U.S. President Donald Trump launched verbal assaults Tuesday on France and President Emmanuel Macron, citing his low voter approval ratings and attacking French tariffs on U.S. wine exports and failure to meet NATO’s defense spending goal.
“Emmanuel Macron suggests building its own army to protect Europe against the U.S., China and Russia,” Trump said first in a salvo of Twitter comments. “But it was Germany in World Wars One & Two – How did that work out for France? They were starting to learn German in Paris before the U.S. came along. Pay for NATO or not!”
Trump has frequently attacked U.S. allies in the North Atlantic Treaty Organization, the West’s main defense alliance forged after World War II, for not yet meeting its 2024 goal of each country spending 2 percent of their national economies on defense, chiefly weapons and armed forces.
Eight of the 29 NATO countries are now meeting the 2 percent goal. French defense spending is at 1.82 percent of its gross domestic product, but Paris has announced plans to gradually boost military funding to reach the NATO goal by 2025. By comparison, U.S. defense spending is at 3.1 percent of its world-leading $19.4-trillion economy.
Trump has declared himself a “nationalist,” with an America First outlook on international relations. But Macron, with Trump listening nearby at Sunday’s centenary of the end of World War I in Paris, deplored rising nationalism throughout the world, declaring it a “betrayal of patriotism.”
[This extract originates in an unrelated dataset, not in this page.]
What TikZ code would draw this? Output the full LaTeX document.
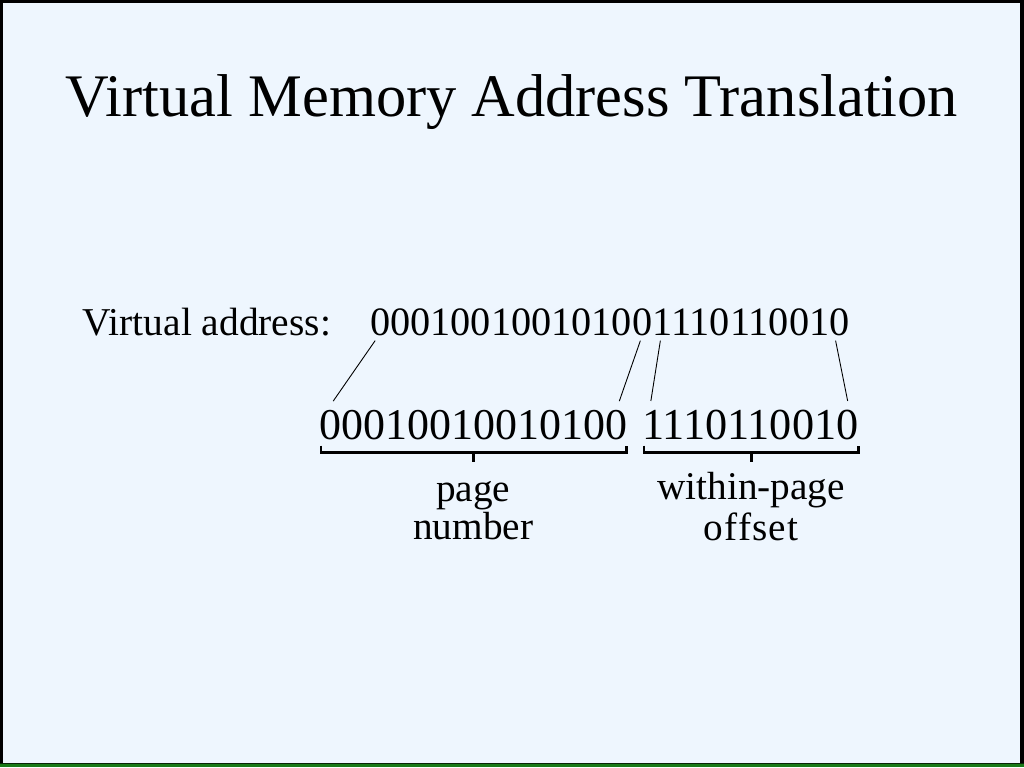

Trump retorted Tuesday, “The problem is that Emmanuel suffers from a very low Approval Rating in France, 26%, and an unemployment rate of almost 10%. He was just trying to get onto another subject. By the way, there is no country more Nationalist than France, very proud people-and rightfully so! MAKE FRANCE GREAT AGAIN!”
Trump, whose family business empire includes a Virginia vineyard that sells a variety of wines, also complained about French tariffs on U.S. wine exports.
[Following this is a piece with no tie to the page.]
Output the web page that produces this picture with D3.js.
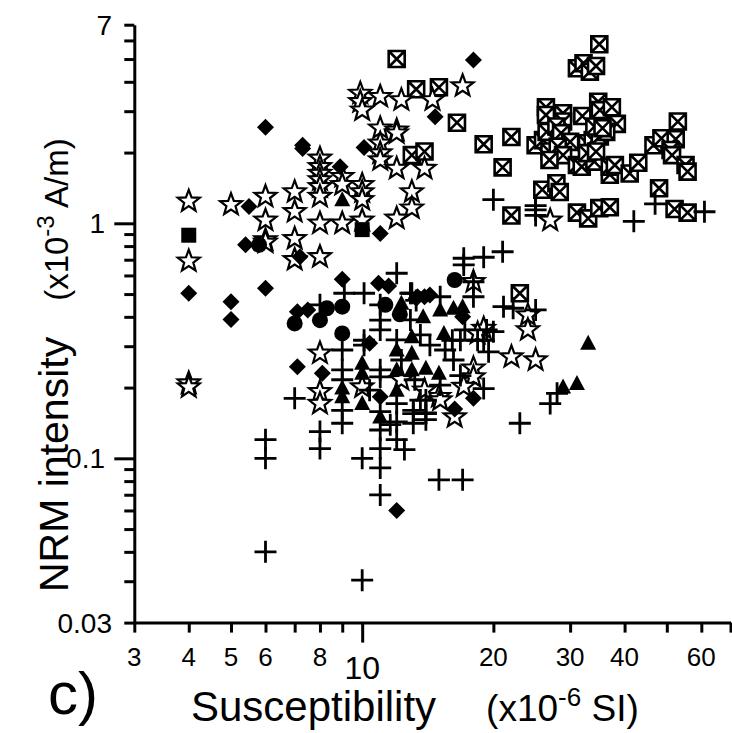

France does charge higher tariffs on U.S. wines, but the monetary difference is relatively small, with five- to 14-cent tariffs on bottles of French wine imported into the U.S. versus 11 to 29 cents on U.S. exported wines headed to France.
Social media critics of Trump in the U.S. have mocked him for skipping a Saturday visit to a U.S. cemetery of World War I casualties because it was raining. Other world leaders in Paris visited their national cemeteries the same day and Trump White House chief of staff John Kelly, accompanied by other U.S. officials, made it to the American graveyard to lay a wreath honoring the war dead.
By way of explanation, Trump tweeted, “By the way, when the helicopter couldn’t fly to the first cemetery in France because of almost zero visibility, I suggested driving. Secret Service said NO, too far from airport & big Paris shutdown. Speech next day at American Cemetary in pouring rain! Little reported-Fake News!”